Both models allow working with talents from the global market without expanding the company’s staff and significantly save on additional costs. Despite the similarity, they have fundamental differences:

  • Management

The customer is always right. But in case of outsourcing, they cannot say this personally to the team members – they report directly to the outsourced PM who is in charge of the timely features delivery. The PM typically decides on methodology, task tracking, and reporting software. They also establish a workflow to meet deadlines. Usually, the provider company itself chooses team members, maps out their qualifications, and decides on their responsibilities within the project. Developers can be transferred from one team to another or receive several customers simultaneously. 

In outstaffing, all reins are in the hands of the client company. The provider does not participate in project management. The client manages the team, workflow, and backlog. Usually, the customer has their Technical Lead or Manager, and Dedicated Consultants just follow an already implemented workflow. In fact, outstaffed employees become a logical extension of the full-time team. And, as a rule, they work only for this team.


How does it work?


Outsourcing vs. outstaffing

  • Quality control

In outsourcing, the client receives results, gives feedback, makes corrections, and submits requests. Quality monitoring during work is carried out by the service vendor.

In staff augmentation, it’s quite the opposite. The company’s management is in contact with every outstaffed employee, keeps a finger on the performance, and makes all the necessary adjustments “on the run”.

  • Different goals

Both options are not interchangeable and are targeted to perform different types of business tasks. The choice between one or another is dictated mainly by the founders’ desire to manage the project themselves or, otherwise, by lack of time, expertise, and the necessity to manage the project. Also, such decisions are affected by the product type, the duration of planned cooperation, and the rest of the company staff.

Outstaffing vs. outsourcing: what to choose?

In general, offshoring is a suitable approach to strengthen or expand an Israeli business because of the lack of talent and the high salaries of local programmers in the country.

A startup looking for funding needs a quality presentation or product demo. A non-IT company requires a turnkey project – be it a website or an application – but does not want to create an IT department. An experienced tech company has a one-time idea that needs to be implemented quickly.

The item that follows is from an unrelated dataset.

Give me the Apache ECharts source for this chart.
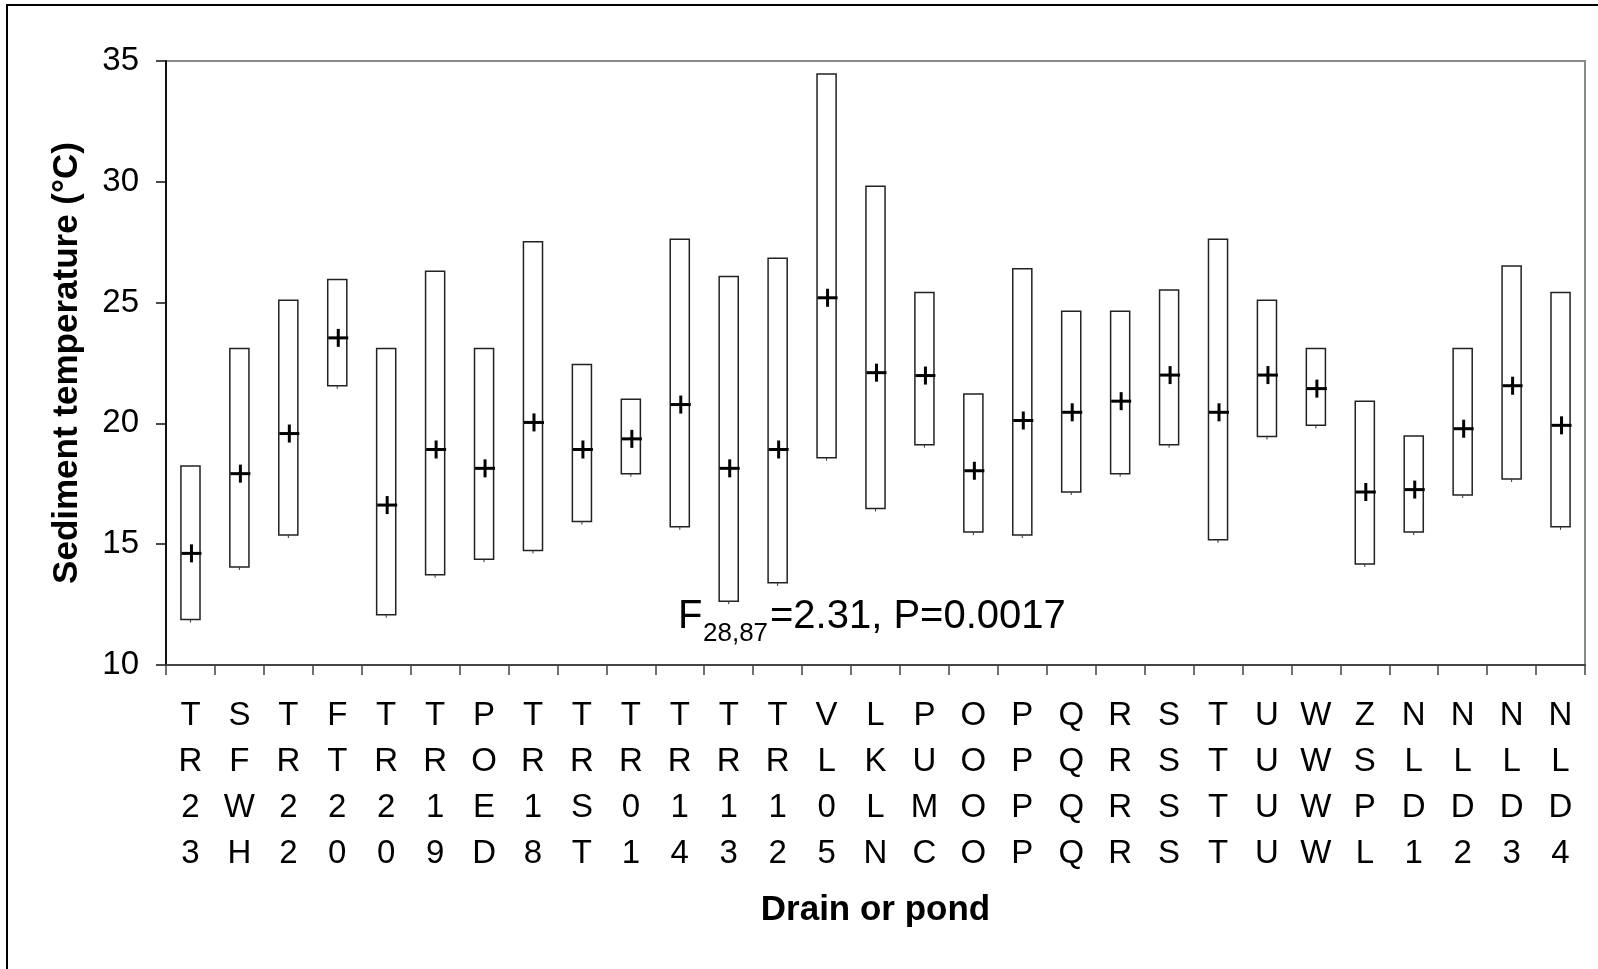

Then outsourcing comes in handy.

A hi-tech company requires engineers for stable work on open-ended projects. An in-house team cannot cope with the workload and additional “working hands” are needed. And this company has a strong team leader, able to deal with remote staff and supervise the tech nuances. Then outstaffing will be useful. 




Main risks of working with IT outsourcing and outstaffing teams

  • Control over the quality of work

Indirect management by outsourced programmers hides the risk of poor quality results and an excessive number of edits and revisions. This is a waste of time and postponing the release. To mitigate this risk, it is best to specifically set the acceptance criteria and establish regular status updates and refinement meetings with the vendor.

As for body leasing, the team leader needs to make sure that the right process and tools are in place to manage members from different locations and time zones. Additionally, they would also need to enhance intercultural communication. Agile methodologies and team-collaborative tools will work best here.

A common fear of some tech entrepreneurs is that service vendors will go out of their control and “no one can do it better than me” attitude. However, outsourcing and staff augmentation, if implemented correctly, can be a perfect solution to release products faster and balance risks. You need to plan your involvement and vision – these are essential in any collaboration.

  • Possible leakage of confidential information

This risk is mitigated by proper IP undertaking agreements, NDA agreements, and GDPR subprocessor agreements. They are signed by the vendor company and can be also signed individually by every Consultant.